The strong swing to profitability for the once highflying company, which had foundered amid the dot-com bust two years ago, has been orchestrated by former Warner Bros. studio chief Terry Semel, who became chief executive in 2001. "The report card is in, and the results speak for themselves," Semel said.
Yahoo's results were boosted by growth in fees charged to users for such services as additional mailbox space and personal ads, as well as money from advertisers who pay for prime ad space, called sponsored searches.
Those efforts are part of Semel's strategy to reduce Yahoo's dependence on traditional Internet banner advertising.
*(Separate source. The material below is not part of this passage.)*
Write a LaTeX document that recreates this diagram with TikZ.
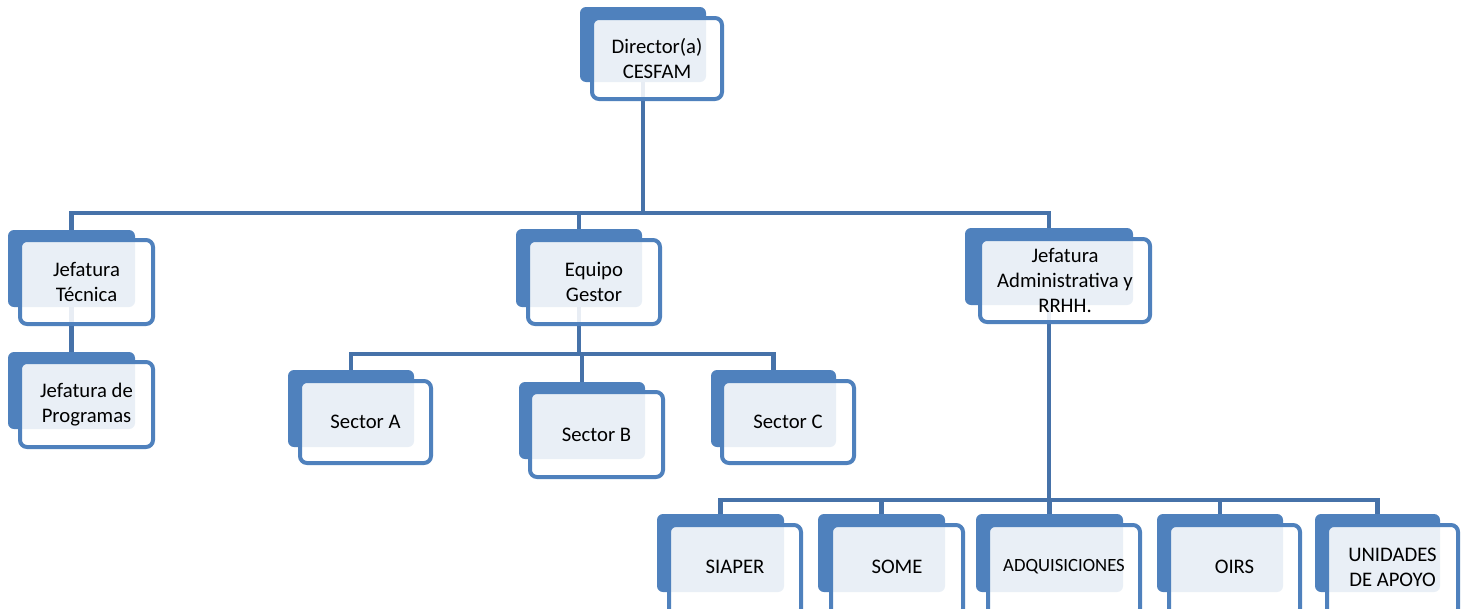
\documentclass[tikz,border=0pt]{standalone}
\usepackage{fontspec}
\setmainfont{Carlito}
\usetikzlibrary{backgrounds}
\pgfdeclarelayer{bottom}
\pgfsetlayers{bottom,background,main}
\definecolor{boxblue}{HTML}{4F81BD}
\definecolor{lineblue}{HTML}{4672A9}
\tikzset{
  backbox/.style={rectangle, rounded corners=6pt, fill=boxblue, draw=none, inner sep=0pt, outer sep=0pt},
  frontbox/.style={rectangle, rounded corners=7pt, draw=boxblue, line width=4pt, fill=white, fill opacity=0.88, text opacity=1, inner sep=0pt, outer sep=0pt, align=center, font=\fontsize{20.7}{25}\selectfont},
  smalltext/.style={font=\fontsize{18.7}{23}\selectfont},
  conn/.style={draw=lineblue, line width=4.5pt}
}
\newcommand\backbox[5]{\node[backbox, minimum width={#4-#2}, minimum height={#5-#3}] (#1) at ({(#2+#4)/2},{(#3+#5)/2}) {};}
\newcommand\frontbox[6]{\node[frontbox, minimum width={#4-#2-4}, minimum height={#5-#3-4}] (#1) at ({(#2+#4)/2},{(#3+#5)/2}) {#6};}
\newcommand\lowbox[6]{\node[frontbox, minimum width={#4-#2-4}, minimum height={#5-#3-4}] (#1) at ({(#2+#4)/2},{(#3+#5)/2}) {};
  \node[frontbox, draw=none, fill=none, minimum width={#4-#2-4}, minimum height={611-#3-4}] (#1t) at ({(#2+#4)/2},{(#3+611)/2}) {#6};}
\begin{document}
\begin{tikzpicture}[x=1pt, y=-1pt]
\useasboundingbox (0,0) rectangle (1469,608);
\begin{pgfonlayer}{bottom}
\fill[white] (0,0) rectangle (1469,608);
\end{pgfonlayer}
% Level 0
\backbox{dirb}{580}{7}{706}{82}
\frontbox{dir}{590}{16}{724}{101}{Director(a)\\CESFAM}
% Level 1
\backbox{jtb}{8}{230}{135}{307}
\frontbox{jt}{18}{238}{155}{326}{Jefatura\\Técnica}
\backbox{jpb}{8}{352}{135}{429}
\frontbox{jp}{18}{360}{155}{449}{Jefatura de\\Programas}
\backbox{egb}{516}{229}{642}{307}
\frontbox{eg}{526}{238}{662}{326}{Equipo\\Gestor}
\backbox{jab}{965}{228}{1133}{305}
\frontbox{ja}{978}{237}{1152}{324}{Jefatura\\Administrativa y\\RRHH.}
% Sectors
\backbox{sab}{288}{370}{414}{447}
\frontbox{sa}{298}{379}{433}{465}{Sector A}
\backbox{sbb}{519}{382}{645}{459}
\frontbox{sb}{528}{390}{665}{479}{Sector B}
\backbox{scb}{711}{370}{836}{447}
\frontbox{sc}{720}{379}{856}{465}{Sector C}
% Bottom row
\backbox{sib}{657}{514}{784}{592}
\lowbox{si}{667}{523}{803}{618}{SIAPER}
\backbox{sob}{818}{514}{945}{592}
\lowbox{so}{829}{523}{965}{618}{SOME}
\backbox{adb}{976}{514}{1123}{592}
\node[frontbox, minimum width={1142-986-4}, minimum height={618-523-4}] (ad) at ({(986+1142)/2},{(523+618)/2}) {};
\node[frontbox, smalltext, draw=none, fill=none] (adt) at ({(986+1142)/2},{(523+611)/2}) {ADQUISICIONES};
\backbox{oib}{1157}{514}{1283}{592}
\lowbox{oi}{1167}{523}{1302}{618}{OIRS}
\backbox{unb}{1315}{514}{1440}{592}
\lowbox{un}{1325}{523}{1460}{618}{UNIDADES\\DE APOYO}
% connectors
\coordinate (bar1) at (0,213);
\coordinate (bar2) at (0,354);
\coordinate (bar3) at (0,500);
\begin{pgfonlayer}{background}
\draw[conn] (dirb.center) -- (dirb.center |- bar1);
\draw[conn] (jtb.center) -- (jtb.center |- bar1) -- (jab.center |- bar1) -- (jab.center);
\draw[conn] (egb.center) -- (egb.center |- bar1);
\draw[conn] (jtb.center) -- (jpb.center);
\draw[conn] (egb.center) -- (egb.center |- bar2);
\draw[conn] (sab.center) -- (sab.center |- bar2) -- (scb.center |- bar2) -- (scb.center);
\draw[conn] (sbb.center |- bar2) -- (sbb.center);
\draw[conn] (jab.center) -- (jab.center |- bar3);
\draw[conn] (sib.center) -- (sib.center |- bar3) -- (unb.center |- bar3) -- (unb.center);
\draw[conn] (sob.center |- bar3) -- (sob.center);
\draw[conn] (adb.center |- bar3) -- (adb.center);
\draw[conn] (oib.center |- bar3) -- (oib.center);
\end{pgfonlayer}
\end{tikzpicture}
\end{document}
In an interview, Semel said the number of Yahoo users paying for services, now at 2.2 million, should grow 50% this year.
Yahoo's advertising revenue jumped 31% in the fourth quarter, to $177.5 million. The company has especially benefited from a partnership with Pasadena-based Overture Services Inc., which provides the sponsored searches that appear on the usual search-engine results. Rohan estimated that Yahoo's fourth-quarter revenue from Overture was $42 million.
Semel also said improved technology and the increasing spread of broadband service increased ads from auto, entertainment and packaged goods companies because they believe they can create ads on Yahoo's site that look like TV spots. For example, he said, Yahoo features a movie trailer each Friday that is viewed by more than 1 million users.
Yahoo said it expects revenue in 2003 of $1.15 billion to $1.22 billion, compared with previous estimates of $1.08 billion to $1.18 billion. Earnings before interest, taxes, depreciation and amortization should be as high as $330 million in 2003, Yahoo predicted, compared with a high of $300 million previously forecast. Yahoo expects to benefit from growth tied to a broadband Internet access partnership with SBC Communications Inc.
For the year, Yahoo's net was $42.8 million, or 18 cents a share, from a loss of $92.8 million in the year-earlier period. Revenue rose 33%, to $953.1 million.
Yahoo shares fell 12 cents to $19.58 in Nasdaq trading before the announcement, and fell to $18.37 in after-hours trading. Shares have doubled in the last three months, and some analysts are cautioning investors because they believe the recent surge has made the stock expensive relative to its earnings.